Rows that get zeroed out during elimination

[samh]

This is something that's bothered me for a very long time...

Say you're doing Gaussian elimination on some matrix.

Now suppose during the process, some row gets zeroed out, say row j. Now it makes perfect sense for me to say that row j was a linear combination of the previous rows.

But here's what I don't get. Suppose some row is a linear combination of rows above it. How does THAT imply that at some point during the elimination process THAT particular row will be zeroed out?

 

[NoMoreExams]

It won't necessarily if row k is a linear combination of rows i and j then any of them can be "zeroed" out.

 

[descendency]

R(1) = Row 1. R(i) = Row i. c(j) = the constant that you multiply times row j.
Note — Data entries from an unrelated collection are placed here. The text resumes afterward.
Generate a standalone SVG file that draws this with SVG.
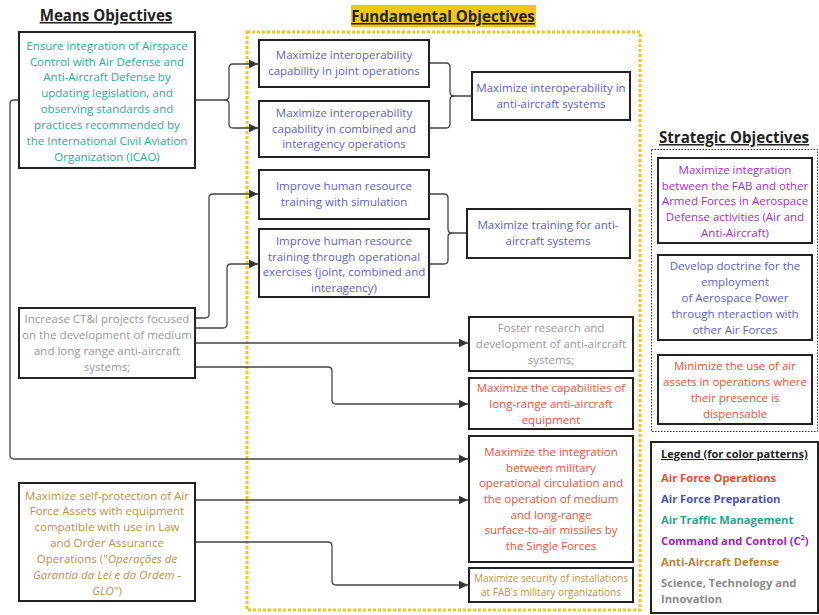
<svg xmlns="http://www.w3.org/2000/svg" width="819" height="615" viewBox="0 0 819 615">
<style>
text{font-family:"Open Sans","Noto Sans","Liberation Sans",sans-serif;font-size:11.5px;text-anchor:middle}
.title{font-size:15.1px;font-weight:bold;fill:#222;text-decoration:underline}
.box{fill:#fff;stroke:#222;stroke-width:2}
.con{fill:none;stroke:#444;stroke-width:1.3}
.teal{fill:#26b08f}.blue{fill:#5a62c8}.red{fill:#f0513a}.purple{fill:#a92fc4}.gold{fill:#c0913f}.gray{fill:#999}
.leg{text-anchor:start;font-weight:bold;font-size:11.2px}
</style>
<defs>
<marker id="arr" markerWidth="10" markerHeight="10" refX="9" refY="5" orient="auto" markerUnits="userSpaceOnUse">
<path d="M0,0.8 L9,5 L0,9.2 Z" fill="#333"/>
</marker>
</defs>
<rect width="819" height="615" fill="#fff"/>

<!-- titles -->
<text class="title" x="106" y="21">Means Objectives</text>
<rect x="351" y="5" width="185" height="22" fill="#f5c518"/>
<text class="title" x="443" y="22">Fundamental Objectives</text>
<text class="title" x="734" y="143">Strategic Objectives</text>

<!-- containers -->
<rect x="247" y="32" width="393" height="578" fill="none" stroke="#f5c518" stroke-width="3" stroke-dasharray="3 2"/>
<rect x="651.5" y="149.5" width="166" height="282" fill="none" stroke="#333" stroke-width="1" stroke-dasharray="1.5 1.5"/>

<!-- connectors -->
<g id="connectors">
<path class="con" d="M19,100 H14 Q10,100 10,104 V455 Q10,459 14,459 H468" marker-end="url(#arr)"/>
<path class="con" d="M195,100 H225 Q229,100 229,96 V68 Q229,64 233,64 H258" marker-end="url(#arr)"/>
<path class="con" d="M225,100 Q229,100 229,104 V124 Q229,128 233,128 H258" marker-end="url(#arr)"/>
<path class="con" d="M429,63 H446 Q450,63 450,67 V92 Q450,96 454,96 H472"/>
<path class="con" d="M429,128 H446 Q450,128 450,124 V100 Q450,96 454,96"/>
<path class="con" d="M429,194 H444 Q448,194 448,198 V229 Q448,233 452,233 H467"/>
<path class="con" d="M429,264 H444 Q448,264 448,260 V237 Q448,233 452,233"/>
<path class="con" d="M195,318 H205 Q209,318 209,314 V198 Q209,194 213,194 H258" marker-end="url(#arr)"/>
<path class="con" d="M195,328 H223 Q227,328 227,324 V268 Q227,264 231,264 H258" marker-end="url(#arr)"/>
<path class="con" d="M195,343 H468" marker-end="url(#arr)"/>
<path class="con" d="M195,367 H328 Q332,367 332,371 V400 Q332,404 336,404 H468" marker-end="url(#arr)"/>
<path class="con" d="M195,500 H468" marker-end="url(#arr)"/>
<path class="con" d="M195,542 H328 Q332,542 332,546 V581 Q332,585 336,585 H468" marker-end="url(#arr)"/>
</g>

<!-- means objectives -->
<g id="m1">
<rect class="box" x="19" y="32" width="176" height="136"/>
<text class="teal"><tspan x="107" y="50">Ensure integration of Airspace</tspan><tspan x="107" y="66">Control with Air Defense and</tspan><tspan x="107" y="81">Anti-Aircraft Defense by</tspan><tspan x="107" y="97">updating legislation, and</tspan><tspan x="107" y="113">observing standards and</tspan><tspan x="107" y="129">practices recommended by</tspan><tspan x="107" y="145">the International Civil Aviation</tspan><tspan x="107" y="161">Organization (ICAO)</tspan></text>
</g>
<g id="m2">
<rect class="box" x="19" y="308" width="176" height="70"/>
<text class="gray"><tspan x="107" y="323">Increase CT&amp;I projects focused</tspan><tspan x="107" y="339">on the development of medium</tspan><tspan x="107" y="355">and long range anti-aircraft</tspan><tspan x="107" y="371">systems;</tspan></text>
</g>
<g id="m3">
<rect class="box" x="19" y="483" width="176" height="118"/>
<text class="gold"><tspan x="107" y="500">Maximize self-protection of Air</tspan><tspan x="107" y="515">Force Assets with equipment</tspan><tspan x="107" y="531">compatible with use in Law</tspan><tspan x="107" y="547">and Order Assurance</tspan><tspan x="107" y="563">Operations ("<tspan font-style="italic">Operações de</tspan></tspan><tspan x="107" y="579" font-style="italic">Garantia da Lei e da Ordem -</tspan><tspan x="107" y="595"><tspan font-style="italic">GLO</tspan>")</tspan></text>
</g>

<!-- fundamental objectives -->
<g id="f1">
<rect class="box" x="259" y="40" width="170" height="47"/>
<text class="blue"><tspan x="344" y="59">Maximize interoperability</tspan><tspan x="344" y="75">capability in joint operations</tspan></text>
</g>
<g id="f2">
<rect class="box" x="259" y="101" width="170" height="56"/>
<text class="blue"><tspan x="344" y="117">Maximize interoperability</tspan><tspan x="344" y="133">capability in combined and</tspan><tspan x="344" y="148">interagency operations</tspan></text>
</g>
<g id="f3">
<rect class="box" x="472" y="72" width="158" height="48"/>
<text class="blue"><tspan x="551" y="92">Maximize interoperability in</tspan><tspan x="551" y="108">anti-aircraft systems</tspan></text>
</g>
<g id="f4">
<rect class="box" x="259" y="170" width="170" height="49"/>
<text class="blue"><tspan x="344" y="190">Improve human resource</tspan><tspan x="344" y="206">training with simulation</tspan></text>
</g>
<g id="f5">
<rect class="box" x="259" y="229" width="170" height="68"/>
<text class="blue"><tspan x="344" y="245">Improve human resource</tspan><tspan x="344" y="261">training through operational</tspan><tspan x="344" y="276">exercises (joint, combined and</tspan><tspan x="344" y="292">interagency)</tspan></text>
</g>
<g id="f6">
<rect class="box" x="467" y="209" width="163" height="49"/>
<text class="blue"><tspan x="548" y="229">Maximize training for anti-</tspan><tspan x="548" y="245">aircraft systems</tspan></text>
</g>
<g id="f7">
<rect class="box" x="469" y="317" width="164" height="54"/>
<text class="gray"><tspan x="551" y="332">Foster research and</tspan><tspan x="551" y="348">development of anti-aircraft</tspan><tspan x="551" y="364">systems;</tspan></text>
</g>
<g id="f8">
<rect class="box" x="469" y="378" width="164" height="51"/>
<text class="red"><tspan x="551" y="392">Maximize the capabilities of</tspan><tspan x="551" y="408">long-range anti-aircraft</tspan><tspan x="551" y="424">equipment</tspan></text>
</g>
<g id="f9">
<rect class="box" x="469" y="436" width="164" height="126"/>
<text class="red"><tspan x="551" y="456">Maximize the integration</tspan><tspan x="551" y="472">between military</tspan><tspan x="551" y="487">operational circulation and</tspan><tspan x="551" y="503">the operation of medium</tspan><tspan x="551" y="519">and long-range</tspan><tspan x="551" y="534">surface-to-air missiles by</tspan><tspan x="551" y="550">the Single Forces</tspan></text>
</g>
<g id="f10">
<rect class="box" x="469" y="568" width="164" height="34"/>
<text class="gold" style="font-size:10px"><tspan x="551" y="582">Maximize security of installations</tspan><tspan x="551" y="596">at FAB's military organizations</tspan></text>
</g>

<!-- strategic objectives -->
<g id="s1">
<rect class="box" x="658" y="158" width="154" height="85"/>
<text class="purple"><tspan x="735" y="174">Maximize integration</tspan><tspan x="735" y="190">between the FAB and other</tspan><tspan x="735" y="205">Armed Forces in Aerospace</tspan><tspan x="735" y="221">Defense activities (Air and</tspan><tspan x="735" y="237">Anti-Aircraft)</tspan></text>
</g>
<g id="s2">
<rect class="box" x="658" y="255" width="154" height="85"/>
<text class="blue"><tspan x="735" y="270">Develop doctrine for the</tspan><tspan x="735" y="286">employment</tspan><tspan x="735" y="302">of Aerospace Power</tspan><tspan x="735" y="318">through nteraction with</tspan><tspan x="735" y="334">other Air Forces</tspan></text>
</g>
<g id="s3">
<rect class="box" x="658" y="355" width="154" height="69"/>
<text class="red"><tspan x="735" y="370">Minimize the use of air</tspan><tspan x="735" y="386">assets in operations where</tspan><tspan x="735" y="402">their presence is</tspan><tspan x="735" y="418">dispensable</tspan></text>
</g>

<!-- legend -->
<g id="legend">
<rect class="box" x="651" y="442" width="167" height="171"/>
<text class="leg" x="661" y="458" style="fill:#222;text-decoration:underline;font-size:11px">Legend (for color patterns)</text>
<text class="leg" x="661" y="482" style="fill:#f04a2e">Air Force Operations</text>
<text class="leg" x="661" y="503" style="fill:#4a52c0">Air Force Preparation</text>
<text class="leg" x="661" y="524" style="fill:#1ea888">Air Traffic Management</text>
<text class="leg" x="661" y="545" style="fill:#9b1fbe">Command and Control (C<tspan font-size="7" dy="-5">2</tspan><tspan dy="5">)</tspan></text>
<text class="leg" x="661" y="566" style="fill:#b8862e">Anti-Aircraft Defense</text>
<text class="leg" style="fill:#8a8a8a"><tspan x="661" y="587">Science, Technology and</tspan><tspan x="661" y="603">Innovation</tspan></text>
</g>
</svg>
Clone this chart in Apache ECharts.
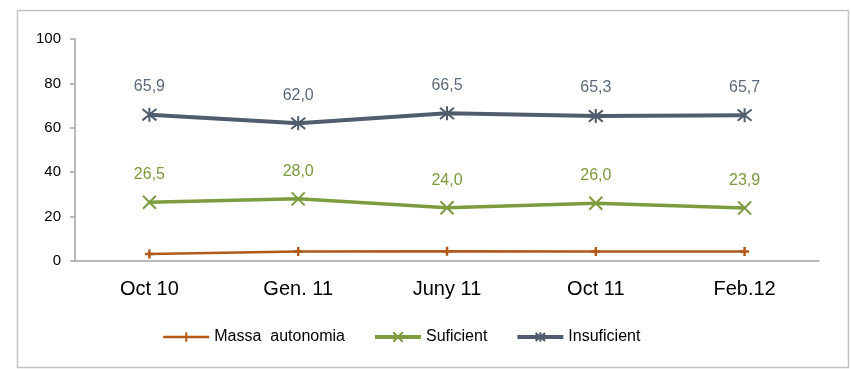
<!DOCTYPE html>
<html>
<head>
<meta charset="utf-8">
<script src="https://cdn.jsdelivr.net/npm/echarts@6/dist/echarts.min.js"></script>
<style>
  html, body { margin: 0; padding: 0; background: #fff; }
  #chart { width: 851px; height: 369px; }
</style>
</head>
<body>
<div id="chart"></div>
<script>
// Periods on the horizontal axis
const periods = ['Oct 10', 'Gen. 11', 'Juny 11', 'Oct 11', 'Feb.12'];

// Percent of respondents per category
const massaAutonomia = [3.1, 4.3, 4.4, 4.3, 4.3];
const suficient = [26.5, 28.0, 24.0, 26.0, 23.9];
const insuficient = [65.9, 62.0, 66.5, 65.3, 65.7];

const yTicks = [0, 20, 40, 60, 80, 100];

const FONT = '"Liberation Sans", Arial, sans-serif';
const COL_MASSA = '#b0591a';
const COL_SUF = '#7d9c40';
const COL_INS = '#4f5d6e';

// Stroked marker shapes: plus (vertical tick on the line), cross, asterisk
const plusPath = 'path://M5,0L5,10M0,5L10,5';
const crossPath = 'path://M0,0L10,10M10,0L0,10';
const starPath = 'path://M0,0L10,10M10,0L0,10M5,-1.2L5,11.2';

const fmt = v => v.toFixed(1).replace('.', ',');

const chart = echarts.init(document.getElementById('chart'));
chart.setOption({
  animation: false,
  textStyle: { fontFamily: FONT },
  graphic: [{
    type: 'rect',
    shape: { x: 17.5, y: 10.5, width: 831, height: 357 },
    style: { fill: 'none', stroke: '#c4c4c4', lineWidth: 1.5 },
    silent: true
  }],
  grid: { left: 75, right: 32, top: 39, bottom: 108 },
  legend: {
    left: 157,
    top: 324,
    itemWidth: 46,
    itemHeight: 12,
    itemGap: 28,
    textStyle: { fontFamily: FONT, fontSize: 16, color: '#000' },
    data: [
      { name: 'Massa  autonomia', lineStyle: { width: 2.5 } },
      { name: 'Suficient', lineStyle: { width: 4 } },
      { name: 'Insuficient', lineStyle: { width: 4 } }
    ]
  },
  xAxis: {
    type: 'category',
    data: periods,
    boundaryGap: true,
    axisLine: { lineStyle: { color: '#a3a3a3', width: 1.5 } },
    axisTick: { length: 6, lineStyle: { color: '#a3a3a3', width: 1.5 } },
    axisLabel: { fontFamily: FONT, fontSize: 20, color: '#000', margin: 18 }
  },
  yAxis: {
    type: 'value',
    min: yTicks[0],
    max: yTicks[yTicks.length - 1],
    interval: 20,
    splitLine: { show: false },
    axisLine: { show: true, lineStyle: { color: '#a3a3a3', width: 1.5 } },
    axisTick: { show: true, length: 5, lineStyle: { color: '#a3a3a3', width: 1.5 } },
    axisLabel: { fontFamily: FONT, fontSize: 15, color: '#000', margin: 14 }
  },
  series: [
    {
      name: 'Massa  autonomia',
      type: 'line',
      data: massaAutonomia,
      symbol: plusPath,
      symbolSize: [9, 9],
      lineStyle: { color: COL_MASSA, width: 2.5 },
      itemStyle: { color: 'rgba(0,0,0,0)', borderColor: COL_MASSA, borderWidth: 2.5 },
      z: 3
    },
    {
      name: 'Suficient',
      type: 'line',
      data: suficient,
      symbol: crossPath,
      symbolSize: 13,
      lineStyle: { color: COL_SUF, width: 3.5 },
      itemStyle: { color: 'rgba(0,0,0,0)', borderColor: COL_SUF, borderWidth: 2 },
      label: {
        show: true,
        position: 'top',
        distance: 12,
        fontFamily: FONT,
        fontSize: 16,
        color: '#7a9a3c',
        formatter: p => fmt(p.value)
      },
      z: 4
    },
    {
      name: 'Insuficient',
      type: 'line',
      data: insuficient,
      symbol: starPath,
      symbolSize: 14,
      lineStyle: { color: COL_INS, width: 4 },
      itemStyle: { color: 'rgba(0,0,0,0)', borderColor: COL_INS, borderWidth: 2 },
      label: {
        show: true,
        position: 'top',
        distance: 12,
        fontFamily: FONT,
        fontSize: 16,
        color: '#5c6b7c',
        formatter: p => fmt(p.value)
      },
      z: 5
    }
  ]
});
</script>
</body>
</html>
R(j) = c(j-1) * R(j-1) + ... + c(2) * R(2) + c(1) * R(1).

Implies R(j) + (-1)c(j-1) * R(j-1) + ... + (-1)c(2) * R(2) + (-1)c(1) * R(1) = 0.

I'm not sure I am answering your question. That's how we know that the row can be eliminated. We know that the row will be eliminated by the order of which the equations appear. However, it is perfectly legitimate to exchange the orders of the rows and will ultimately change which row is eliminated.